- Your objective
Write out exactly the lines from the line with "Convert this chart to matplotlib code." through the line with "from matplotlib.patches import Rectangle", including both, and nothing more.

- Supplied material

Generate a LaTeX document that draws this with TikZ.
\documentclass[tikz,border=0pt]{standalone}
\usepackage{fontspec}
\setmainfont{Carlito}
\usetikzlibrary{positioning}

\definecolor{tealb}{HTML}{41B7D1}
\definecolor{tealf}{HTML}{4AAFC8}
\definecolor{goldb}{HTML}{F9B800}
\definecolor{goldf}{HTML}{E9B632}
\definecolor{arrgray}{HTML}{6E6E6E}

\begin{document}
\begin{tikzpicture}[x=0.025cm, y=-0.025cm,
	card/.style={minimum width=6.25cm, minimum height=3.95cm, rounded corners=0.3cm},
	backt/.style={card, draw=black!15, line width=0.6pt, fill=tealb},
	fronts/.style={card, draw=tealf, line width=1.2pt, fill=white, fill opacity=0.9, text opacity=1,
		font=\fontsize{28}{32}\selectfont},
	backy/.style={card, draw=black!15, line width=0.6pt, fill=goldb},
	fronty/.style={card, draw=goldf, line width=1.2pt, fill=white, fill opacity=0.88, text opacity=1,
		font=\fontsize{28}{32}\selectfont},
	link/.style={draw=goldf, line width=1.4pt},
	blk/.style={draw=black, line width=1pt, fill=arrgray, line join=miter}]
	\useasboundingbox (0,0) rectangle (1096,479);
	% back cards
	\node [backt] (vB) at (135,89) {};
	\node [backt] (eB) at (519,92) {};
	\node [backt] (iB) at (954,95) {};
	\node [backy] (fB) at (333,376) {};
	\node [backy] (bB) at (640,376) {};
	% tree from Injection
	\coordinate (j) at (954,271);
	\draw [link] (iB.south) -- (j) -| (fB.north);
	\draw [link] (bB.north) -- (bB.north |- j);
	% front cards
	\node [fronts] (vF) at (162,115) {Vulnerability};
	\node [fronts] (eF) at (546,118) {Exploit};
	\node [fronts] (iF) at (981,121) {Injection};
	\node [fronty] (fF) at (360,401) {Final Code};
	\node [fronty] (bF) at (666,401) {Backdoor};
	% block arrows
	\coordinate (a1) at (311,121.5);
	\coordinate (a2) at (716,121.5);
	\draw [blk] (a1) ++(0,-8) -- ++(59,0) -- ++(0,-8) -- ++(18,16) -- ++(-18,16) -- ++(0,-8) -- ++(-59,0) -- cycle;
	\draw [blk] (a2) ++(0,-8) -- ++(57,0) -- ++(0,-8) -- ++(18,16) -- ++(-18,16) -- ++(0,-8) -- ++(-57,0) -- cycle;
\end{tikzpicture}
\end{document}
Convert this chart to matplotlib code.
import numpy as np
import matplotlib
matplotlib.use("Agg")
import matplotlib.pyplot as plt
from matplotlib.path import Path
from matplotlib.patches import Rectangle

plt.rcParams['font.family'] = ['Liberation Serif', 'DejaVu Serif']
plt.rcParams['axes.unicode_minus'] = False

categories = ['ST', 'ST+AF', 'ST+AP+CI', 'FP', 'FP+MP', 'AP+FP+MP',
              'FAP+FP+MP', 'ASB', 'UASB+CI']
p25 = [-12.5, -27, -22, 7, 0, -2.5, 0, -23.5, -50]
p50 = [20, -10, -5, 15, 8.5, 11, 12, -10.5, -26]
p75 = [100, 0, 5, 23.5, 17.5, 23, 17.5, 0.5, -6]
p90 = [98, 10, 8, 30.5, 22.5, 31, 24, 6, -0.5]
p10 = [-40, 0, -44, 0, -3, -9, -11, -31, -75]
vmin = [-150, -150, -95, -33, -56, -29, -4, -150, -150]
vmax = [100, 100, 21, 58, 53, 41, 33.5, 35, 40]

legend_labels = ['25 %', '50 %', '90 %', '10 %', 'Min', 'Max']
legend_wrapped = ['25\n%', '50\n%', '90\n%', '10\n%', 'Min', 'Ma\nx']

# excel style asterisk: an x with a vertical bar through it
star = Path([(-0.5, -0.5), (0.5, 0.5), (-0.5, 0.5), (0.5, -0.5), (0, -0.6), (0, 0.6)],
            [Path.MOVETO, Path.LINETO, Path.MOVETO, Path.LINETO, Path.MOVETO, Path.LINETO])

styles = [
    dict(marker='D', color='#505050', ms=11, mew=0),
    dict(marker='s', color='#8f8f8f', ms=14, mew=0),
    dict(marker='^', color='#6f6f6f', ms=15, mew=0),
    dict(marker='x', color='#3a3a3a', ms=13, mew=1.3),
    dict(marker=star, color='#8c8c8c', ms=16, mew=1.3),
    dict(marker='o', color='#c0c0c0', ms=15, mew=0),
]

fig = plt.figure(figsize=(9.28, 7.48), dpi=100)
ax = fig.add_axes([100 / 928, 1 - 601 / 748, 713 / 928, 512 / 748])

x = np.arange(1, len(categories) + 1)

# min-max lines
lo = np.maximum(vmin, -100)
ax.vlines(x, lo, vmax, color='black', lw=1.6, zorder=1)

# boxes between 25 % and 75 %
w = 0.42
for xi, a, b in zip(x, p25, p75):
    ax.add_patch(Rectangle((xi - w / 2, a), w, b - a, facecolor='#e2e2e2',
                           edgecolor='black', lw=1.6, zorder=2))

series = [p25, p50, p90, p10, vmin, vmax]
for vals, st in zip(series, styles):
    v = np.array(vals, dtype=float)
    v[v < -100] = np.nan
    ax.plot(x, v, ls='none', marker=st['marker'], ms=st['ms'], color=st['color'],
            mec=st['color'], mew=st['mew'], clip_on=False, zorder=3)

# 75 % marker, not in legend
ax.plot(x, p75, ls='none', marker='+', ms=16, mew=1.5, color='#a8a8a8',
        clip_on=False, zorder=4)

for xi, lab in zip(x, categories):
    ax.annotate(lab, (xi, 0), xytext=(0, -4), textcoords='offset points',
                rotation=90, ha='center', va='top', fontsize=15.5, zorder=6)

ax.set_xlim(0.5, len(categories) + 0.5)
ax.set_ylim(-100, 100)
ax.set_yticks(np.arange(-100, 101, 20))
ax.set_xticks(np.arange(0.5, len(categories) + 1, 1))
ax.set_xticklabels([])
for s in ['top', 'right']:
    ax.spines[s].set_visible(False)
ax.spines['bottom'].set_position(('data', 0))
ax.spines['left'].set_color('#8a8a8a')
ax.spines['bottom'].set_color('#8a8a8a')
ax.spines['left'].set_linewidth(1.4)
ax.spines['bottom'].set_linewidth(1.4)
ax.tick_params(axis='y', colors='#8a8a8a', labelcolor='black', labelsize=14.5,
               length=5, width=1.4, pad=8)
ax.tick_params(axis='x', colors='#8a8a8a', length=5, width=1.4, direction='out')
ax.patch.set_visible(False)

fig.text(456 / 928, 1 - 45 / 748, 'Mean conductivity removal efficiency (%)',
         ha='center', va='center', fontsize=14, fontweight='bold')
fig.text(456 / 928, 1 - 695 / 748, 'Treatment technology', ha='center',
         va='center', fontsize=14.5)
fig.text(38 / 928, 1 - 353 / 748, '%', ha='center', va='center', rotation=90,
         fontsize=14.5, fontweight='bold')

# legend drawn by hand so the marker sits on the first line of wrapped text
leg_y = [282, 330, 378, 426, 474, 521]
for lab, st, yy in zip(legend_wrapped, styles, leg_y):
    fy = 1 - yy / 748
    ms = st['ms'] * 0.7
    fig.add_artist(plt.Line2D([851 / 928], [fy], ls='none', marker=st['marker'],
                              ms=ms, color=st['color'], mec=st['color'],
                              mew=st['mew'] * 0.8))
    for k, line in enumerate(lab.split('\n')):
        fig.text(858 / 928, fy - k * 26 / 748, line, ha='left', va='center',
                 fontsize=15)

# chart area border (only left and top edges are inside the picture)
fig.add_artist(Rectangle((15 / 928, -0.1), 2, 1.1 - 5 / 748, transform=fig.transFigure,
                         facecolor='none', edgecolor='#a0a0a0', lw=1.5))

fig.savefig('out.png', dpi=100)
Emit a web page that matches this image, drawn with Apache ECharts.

- In response
Convert this chart to matplotlib code.
import numpy as np
import matplotlib
matplotlib.use("Agg")
import matplotlib.pyplot as plt
from matplotlib.path import Path
from matplotlib.patches import Rectangle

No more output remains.